Mit seinen Erklärungen im ZDF-Talk »Maybrit Illner« am Donnerstag abend steigerte Dobrindt die »Verwirrung« eher noch. Er schließe die Aktivierung des Artikels 72 nicht aus, sagte er. Um das schärfere Vorgehen an den Grenzen umzusetzen, sei »Paragraph 18 der einschlägige im Asylgesetz, den wir nutzen im Zusammenhang mit bilateralen Verträgen und auch in Verbindung mit Artikel 72«. Die BRD sei mit den entsprechenden Zuständigen in der EU aber »im engstem Austausch« und werde mit den Zurückweisungen so vorgehen, dass die Nachbarländer nicht überfordert würden.
In der Sendung auf eine Materialsammlung des Inlandsgeheimdienstes angesprochen, die zur Einstufung der AfD als »gesichert rechtsextremistisch« geführt hatte, sprach der Innenminister von einer neuen Qualität für eine Partei, die im Bundestag vertreten ist.

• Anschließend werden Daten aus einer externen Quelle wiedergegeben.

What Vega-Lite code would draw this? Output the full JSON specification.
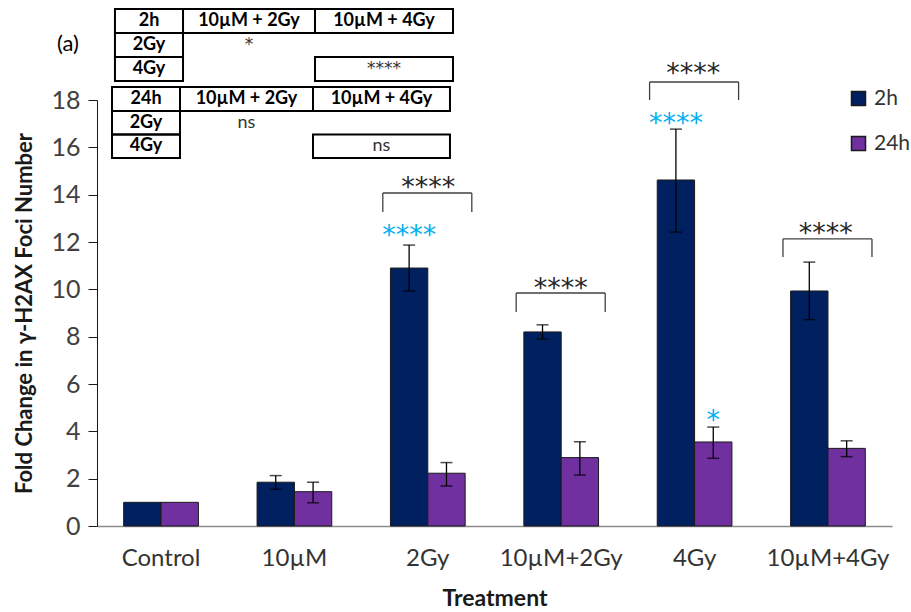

Auch nach der sogenannten Stillhaltezusage des Bundesamtes für Verfassungsschutz zur Einstufung der AfD sehe er keinen Grund, an der Einschätzung der ihm unterstellten Behörde zu zweifeln. Der CSU-Minister werde »dieses Gutachten nicht in den Schrank stellen«. Ob und in welcher Form das offenbar mehr als 1.000 Seiten lange Papier veröffentlicht werde, wolle Dobrindt nach einer Überprüfung entscheiden.
Während Merz mit seinem Besuch bei EU und NATO Zeichen setzte, reiste der neue Bundesaußenminister Johann Wadephul (CDU) zuerst in die Ukraine. Am Freitag nahm er an einem informellen Treffen der EU-Außenminister im westukrainischen Lwiw teil, bei dem auch sein ukrainischer Amtskollege Andrij Sibiga dabei sein sollte. Am Donnerstag abend hatte Wadephul in den ARD-»Tagesthemen« erklärt, die Bundesrepublik werde auch weiterhin zu den stärksten Unterstützern der Ukraine gehören.
Wadephul sagte, man werde leisten, »was nötig ist«, so lange, »bis Russland einsieht, dass dieser Krieg beendet werden muss, dass man an den Verhandlungstisch muss, dass man jetzt schnell auch den Waffenstillstand konsequent einhalten muss«. Der CDU-Politiker bestätigte, dass es in Lwiw um die angekündigte Einrichtung eines Sondertribunals gehen werde, vor dem sich Russland nach dem Willen der EU für das »Verbrechen der Aggression« gegen die Ukraine verantworten soll.